Set task
Skipping all pictures, set down the lines of the listing from the first through the one with "var chart = echarts.init(document.getElementById('main'));".

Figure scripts
--- Start ---

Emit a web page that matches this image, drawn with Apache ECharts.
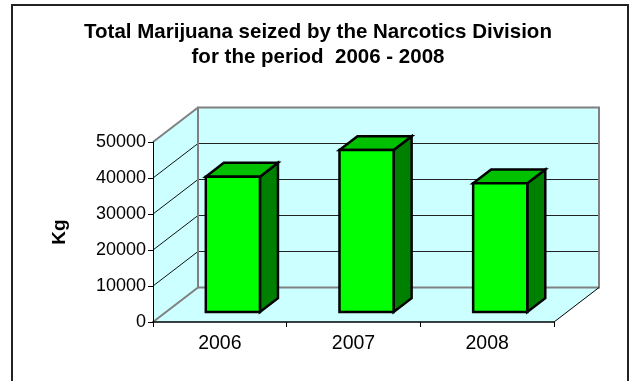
<!DOCTYPE html>
<html>
<head>
<meta charset="utf-8">
<script src="https://cdn.jsdelivr.net/npm/echarts@6/dist/echarts.min.js"></script>
<style>
html,body{margin:0;padding:0;background:#fff;}
#main{width:636px;height:381px;}
</style>
</head>
<body>
<div id="main"></div>
<script>
// ---- data ----
var years = ['2006', '2007', '2008'];
var seizedKg = [37600, 45000, 35750];
var yTicks = [0, 10000, 20000, 30000, 40000, 50000];
var titleLines = ['Total Marijuana seized by the Narcotics Division', 'for the period  2006 - 2008'];
var yAxisName = 'Kg';

// ---- style constants (3D projection) ----
var DEPTH = [45, -34.5];   // pixel offset from front plane to back wall
var BAR_FRONT = 0.29;      // bar front face depth fraction
var BAR_DEPTH = 0.4;       // bar depth fraction
var BAR_WIDTH = 0.405;     // fraction of category band
var WALL = '#CCFFFF';
var WALL_EDGE = '#808080';

var chart = echarts.init(document.getElementById('main'));

function pt(p, f) { return [p[0] + DEPTH[0] * f, p[1] + DEPTH[1] * f]; }

function renderWalls(params, api) {
  var cs = params.coordSys;
  var x0 = cs.x, x1 = cs.x + cs.width;
  var yb = api.coord([0, yTicks[0]])[1];
  var yt = api.coord([0, yTicks[yTicks.length - 1]])[1];
  var dx = DEPTH[0], dy = DEPTH[1];
  var children = [];
  children.push({type: 'polygon', shape: {points: [[x0, yb], [x1, yb], [x1 + dx, yb + dy], [x0 + dx, yb + dy]]},
    style: {fill: WALL, stroke: null}});
  children.push({type: 'polygon', shape: {points: [[x0, yt], [x0 + dx, yt + dy], [x0 + dx, yb + dy], [x0, yb]]},
    style: {fill: WALL, stroke: null}});
  children.push({type: 'rect', shape: {x: x0 + dx, y: yt + dy, width: x1 - x0, height: yb - yt},
    style: {fill: WALL, stroke: null}});
  for (var i = 1; i < yTicks.length - 1; i++) {
    var y = api.coord([0, yTicks[i]])[1];
    children.push({type: 'line', shape: {x1: x0 + dx, y1: y + dy, x2: x1 + dx, y2: y + dy},
      style: {stroke: '#222', lineWidth: 1.2}});
    children.push({type: 'line', shape: {x1: x0, y1: y, x2: x0 + dx, y2: y + dy},
      style: {stroke: '#111', lineWidth: 1}});
  }
  children.push({type: 'rect', shape: {x: x0 + dx, y: yt + dy, width: x1 - x0, height: yb - yt},
    style: {fill: null, stroke: WALL_EDGE, lineWidth: 2}});
  children.push({type: 'line', shape: {x1: x0, y1: yt, x2: x0 + dx, y2: yt + dy},
    style: {stroke: WALL_EDGE, lineWidth: 2}});
  children.push({type: 'line', shape: {x1: x0, y1: yb, x2: x0 + dx, y2: yb + dy},
    style: {stroke: WALL_EDGE, lineWidth: 2}});
  children.push({type: 'line', shape: {x1: x1, y1: yb, x2: x1 + dx, y2: yb + dy},
    style: {stroke: '#000', lineWidth: 1}});
  return {type: 'group', children: children};
}

function renderBar(params, api) {
  var idx = api.value(0), val = api.value(1);
  var base = api.coord([idx, 0]);
  var top = api.coord([idx, val]);
  var band = api.size([1, 0])[0];
  var w = band * BAR_WIDTH;
  var fl = pt([base[0] - w / 2, base[1]], BAR_FRONT);
  var fr = pt([base[0] + w / 2, base[1]], BAR_FRONT);
  var tl = pt([top[0] - w / 2, top[1]], BAR_FRONT);
  var tr = pt([top[0] + w / 2, top[1]], BAR_FRONT);
  var g = BAR_DEPTH;
  var tlb = pt(tl, g), trb = pt(tr, g), frb = pt(fr, g);
  var line = {stroke: '#000', lineWidth: 2.5, lineJoin: 'miter'};
  return {type: 'group', children: [
    {type: 'polygon', shape: {points: [tr, trb, frb, fr]}, style: Object.assign({fill: '#008000'}, line)},
    {type: 'polygon', shape: {points: [tl, tr, trb, tlb]}, style: Object.assign({fill: '#00C000'}, line)},
    {type: 'polygon', shape: {points: [tl, tr, fr, fl]}, style: Object.assign({fill: '#00FF00'}, line)}
  ]};
}

var option = {
  backgroundColor: '#fff',
  animation: false,
  title: {
    text: titleLines.join('\n'),
    left: 'center',
    top: 20,
    padding: 0,
    textStyle: {fontFamily: 'Liberation Sans', fontWeight: 'bold', fontSize: 20.5, lineHeight: 25, color: '#000'}
  },
  graphic: [{type: 'rect', shape: {x: 12, y: 5, width: 616, height: 400},
    style: {fill: null, stroke: '#222', lineWidth: 2}, z: 100, silent: true}],
  grid: {left: 153, top: 142, width: 401, height: 180, containLabel: false},
  xAxis: {
    type: 'category', data: years, boundaryGap: true, z: 10,
    axisLine: {lineStyle: {color: '#000', width: 1.5}},
    axisTick: {show: true, length: 5, lineStyle: {color: '#000'}},
    axisLabel: {fontFamily: 'Liberation Sans', fontSize: 19.5, color: '#000', margin: 12},
    splitLine: {show: false}
  },
  yAxis: {
    type: 'value', min: yTicks[0], max: yTicks[yTicks.length - 1], interval: yTicks[1] - yTicks[0], z: 10,
    name: yAxisName, nameLocation: 'middle', nameRotate: 90, nameGap: 84,
    nameTextStyle: {fontFamily: 'Liberation Sans', fontWeight: 'bold', fontSize: 19, color: '#000'},
    axisLine: {show: true, lineStyle: {color: '#000', width: 1}},
    axisTick: {show: true, length: 5, lineStyle: {color: '#000'}},
    axisLabel: {fontFamily: 'Liberation Sans', fontSize: 18, color: '#000', margin: 7,
      formatter: function (v) { return String(v); }},
    splitLine: {show: false}
  },
  series: [
    {type: 'custom', renderItem: renderWalls, data: [[0, 0]], silent: true, z: 1},
    {type: 'custom', renderItem: renderBar, z: 3,
      data: seizedKg.map(function (v, i) { return [i, v]; })}
  ]
};
chart.setOption(option);
</script>
</body>
</html>
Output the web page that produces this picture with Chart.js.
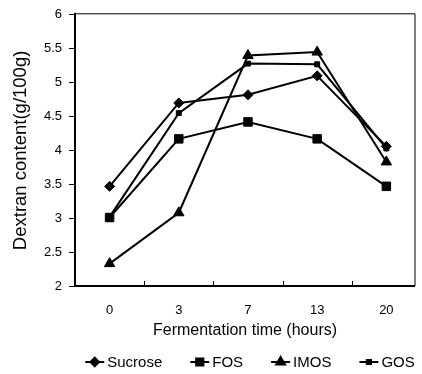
<!DOCTYPE html>
<html>
<head>
<meta charset="utf-8">
<script src="https://cdn.jsdelivr.net/npm/chart.js@4/dist/chart.umd.min.js"></script>
<style>
  html, body { margin: 0; padding: 0; background: #fff; }
  #wrap { width: 422px; height: 374px; }
</style>
</head>
<body>
<div id="wrap"><canvas id="myChart" width="422" height="374"></canvas></div>
<script>
const categories = ['0', '3', '7', '13', '20'];
const sucrose = [3.47, 4.7, 4.82, 5.1, 4.06];
const fos = [3.01, 4.17, 4.42, 4.17, 3.47];
const imos = [2.33, 3.08, 5.4, 5.45, 3.83];
const gos = [3.02, 4.55, 5.28, 5.27, 4.03];
const seriesNames = ['Sucrose', 'FOS', 'IMOS', 'GOS'];
const yTicks = [2, 2.5, 3, 3.5, 4, 4.5, 5, 5.5, 6];

const FONT = "'Liberation Sans', Arial, sans-serif";

const toPoints = arr => arr.map((v, i) => ({ x: i, y: v }));

const makeSet = (label, values, style, radius) => ({
  label: label,
  data: toPoints(values),
  borderColor: '#000',
  backgroundColor: '#000',
  borderWidth: 2,
  pointStyle: style,
  pointRadius: radius,
  pointBorderWidth: 1,
  tension: 0
});

// frame, inner x ticks and the line+marker legend
const framePlugin = {
  id: 'frame',
  afterDraw(chart) {
    const { ctx, chartArea: a, scales: { x } } = chart;
    ctx.save();
    ctx.strokeStyle = '#000';
    ctx.lineWidth = 1;
    ctx.beginPath();
    ctx.moveTo(a.left, a.top - 1);
    ctx.lineTo(a.right, a.top - 1);
    ctx.lineTo(a.right, a.bottom);
    ctx.stroke();
    ctx.lineWidth = 2;
    ctx.beginPath();
    ctx.moveTo(a.left, a.top - 2);
    ctx.lineTo(a.left, a.bottom);
    ctx.lineTo(a.right, a.bottom);
    ctx.stroke();
    ctx.lineWidth = 1;
    for (let i = 0; i < categories.length - 1; i++) {
      const px = Math.round(x.getPixelForValue(i + 0.5)) + 0.5;
      ctx.beginPath();
      ctx.moveTo(px, a.bottom);
      ctx.lineTo(px, a.bottom - 5);
      ctx.stroke();
    }

    // legend
    ctx.font = '15px ' + FONT;
    ctx.fillStyle = '#000';
    ctx.textBaseline = 'middle';
    const lineLen = 19, gapText = 3, gapItem = 28;
    const widths = seriesNames.map(n => lineLen + gapText + ctx.measureText(n).width);
    const total = widths.reduce((s, w) => s + w, 0) + gapItem * (widths.length - 1);
    let lx = 250 - total / 2;
    const ly = 362;
    chart.data.datasets.forEach((ds, i) => {
      ctx.lineWidth = 2;
      ctx.beginPath();
      ctx.moveTo(lx, ly);
      ctx.lineTo(lx + lineLen, ly);
      ctx.stroke();
      Chart.helpers.drawPoint(ctx, {
        pointStyle: ds.pointStyle,
        radius: ds.pointRadius * 0.85,
        rotation: 0,
        borderWidth: 1
      }, lx + lineLen / 2, ly);
      ctx.fill();
      ctx.fillText(ds.label, lx + lineLen + gapText, ly + 1);
      lx += widths[i] + gapItem;
    });
    ctx.restore();
  }
};

const ctx = document.getElementById('myChart').getContext('2d');
const myChart = new Chart(ctx, {
  type: 'line',
  data: {
    datasets: [
      makeSet(seriesNames[0], sucrose, 'rectRot', 5),
      makeSet(seriesNames[1], fos, 'rect', 6),
      makeSet(seriesNames[2], imos, 'triangle', 6),
      makeSet(seriesNames[3], gos, 'rect', 3.5)
    ]
  },
  options: {
    responsive: false,
    animation: false,
    layout: { padding: { left: 0, top: 13, right: 3, bottom: 34 } },
    scales: {
      x: {
        type: 'linear',
        min: -0.5,
        max: 4.414,
        afterBuildTicks: scale => {
          scale.ticks = categories.map((c, i) => ({ value: i }));
        },
        afterFit: scale => { scale.height = 54; },
        grid: { display: false },
        border: { display: false },
        ticks: {
          color: '#000',
          padding: 9,
          font: { family: FONT, size: 13 },
          callback: value => categories[value]
        },
        title: {
          display: true,
          text: 'Fermentation time (hours)',
          color: '#000',
          padding: { top: 0, bottom: 0 },
          font: { family: FONT, size: 16 }
        }
      },
      y: {
        min: 2,
        max: 6,
        afterBuildTicks: scale => {
          scale.ticks = yTicks.map(v => ({ value: v }));
        },
        afterFit: scale => { scale.width = 75; },
        grid: {
          display: true,
          drawOnChartArea: false,
          drawTicks: true,
          tickLength: 6,
          color: '#000'
        },
        border: { display: false },
        ticks: {
          color: '#000',
          padding: 7,
          font: { family: FONT, size: 13 },
          callback: value => String(value)
        },
        title: {
          display: true,
          text: 'Dextran content(g/100g)',
          color: '#000',
          padding: { top: 10, bottom: 0 },
          font: { family: FONT, size: 18.5 }
        }
      }
    },
    plugins: {
      legend: { display: false },
      tooltip: { enabled: false }
    }
  },
  plugins: [framePlugin]
});
</script>
</body>
</html>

--- End ---

Result of this exercise
Emit a web page that matches this image, drawn with Apache ECharts.
<!DOCTYPE html>
<html>
<head>
<meta charset="utf-8">
<script src="https://cdn.jsdelivr.net/npm/echarts@6/dist/echarts.min.js"></script>
<style>
html,body{margin:0;padding:0;background:#fff;}
#main{width:636px;height:381px;}
</style>
</head>
<body>
<div id="main"></div>
<script>
// ---- data ----
var years = ['2006', '2007', '2008'];
var seizedKg = [37600, 45000, 35750];
var yTicks = [0, 10000, 20000, 30000, 40000, 50000];
var titleLines = ['Total Marijuana seized by the Narcotics Division', 'for the period  2006 - 2008'];
var yAxisName = 'Kg';

// ---- style constants (3D projection) ----
var DEPTH = [45, -34.5];   // pixel offset from front plane to back wall
var BAR_FRONT = 0.29;      // bar front face depth fraction
var BAR_DEPTH = 0.4;       // bar depth fraction
var BAR_WIDTH = 0.405;     // fraction of category band
var WALL = '#CCFFFF';
var WALL_EDGE = '#808080';

var chart = echarts.init(document.getElementById('main'));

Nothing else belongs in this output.